Massive CEO: Video Ad Market To Reach $2.5 Billion By 2010

Calling broadcast television advertising a "bloated" and "overweight" medium, Massive CEO Mitch Davis predicted Thursday that in-game video advertising, which his company specializes in, will increase more than 165-fold in the next five years, from $15 million last year to $2.5 billion by 2010.

"There is a disproportionate amount of money spent on broadcast television compared to the reach and frequency it delivers," Davis said. Video games, he said, are "a far more interesting, exciting, and interactive medium."

Speaking to a crowd of about 250 game developers, advertisers, and press at the Advertising in Games Forum in New York City, Davis predicted that video game spending--which, in 2004, totaled an anemic $15 million--would reach $1.4 billion in the United States alone in five years.

Not everyone is as bullish as Davis about advertising in games. Jay Horowitz, an analyst with Jupiter Research, pegs in-game advertising sales for the United States at closer to $1 billion by 2010. "There's a long way to go to making this a viable ongoing medium for advertisers," Horowitz said, adding that Massive has made strides toward establishing ad networks with performance measures and measurable results.

The biggest barrier to companies like Massive, Horowitz said, is that the vast majority of console gamers are not connected to the Internet when they do their gaming, and console gamers comprise the larger part of the audience Massive is targeting.

"Not everyone is on a connected console, and that pipeline is the critical link for these companies to insert dynamic advertising," he said. "It'll be quite some time before you have a large connected console audience. By our estimates, one in five console users will be connected regularly by 2010. So the console side of things is inherently limited in the five-year period that we're talking about."

Massive's network works by dynamically inserting ads into video games through Internet connections. The ads appear where gamers might expect to see them. In one of the company's launch titles, "Splinter Cell: Chaos Theory," when the main character, a covert operative named Sam Fischer, stalks down a hallway and passes a soda vending machine, it's plastered with a Sprite Zero ad. Without the ads, the soda machine advertises a generic, no-name soft drink. The ads are updated dynamically, so timed campaigns are possible--Paramount Pictures is advertising its film "The Longest Yard," which is set to be released on May 29, and presumably will drop the ads after the movie is released. The ads are updated via the Web connection on gaming PCs and connected consoles systems. The Internet hookup also allows Massive to track when gamers are playing, what level of the game they're on, and which ads they're currently seeing.
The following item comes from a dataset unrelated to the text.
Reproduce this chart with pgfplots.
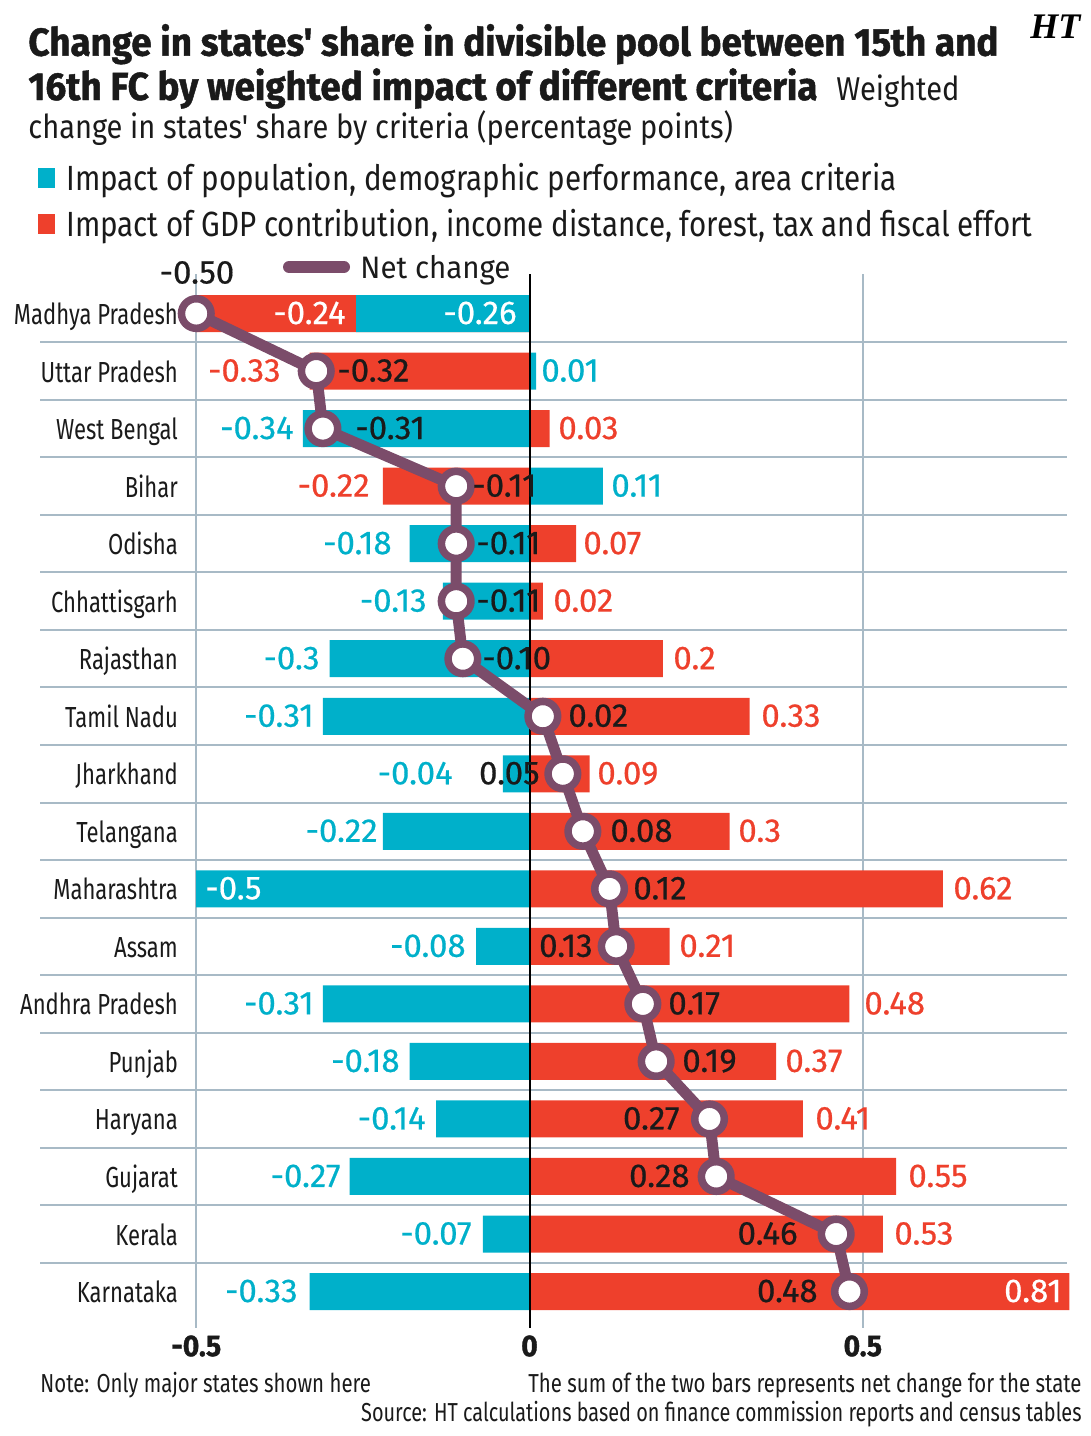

It also lets companies run ads in different geographic areas, and at different times of the day--Dunkin' Donuts runs ads for bagels in the morning and donuts in the afternoon, Davis said.

Davis said he hopes the advertising Massive brings in will increase developers' revenues to the tune of between $1 and $2 a unit. Currently, Massive runs an advertising network comprised of 12 game publishers and a number of blue-chip advertisers, including Paramount Pictures, New Line Cinema, and Coca-Cola. "Advertising changes, in a very fundamental way, the economics of the game industry," Davis said. "There's no doubt that advertising is going to be a significant part of this industry."

Still, added Jupiter Research's Horowitz, video games have a long way to go before they'll replace television in marketers' minds, even for the hard-to-reach 18- to-34-year-old male demographic. "There's always discussion about this elusive audience that he's talking about, and games certainly are a good way to reach those folks. What Massive's doing is a great approach for aggregating these disparate audiences that exist on individual properties," he said. "But for national reach, it's hard to beat broadcast."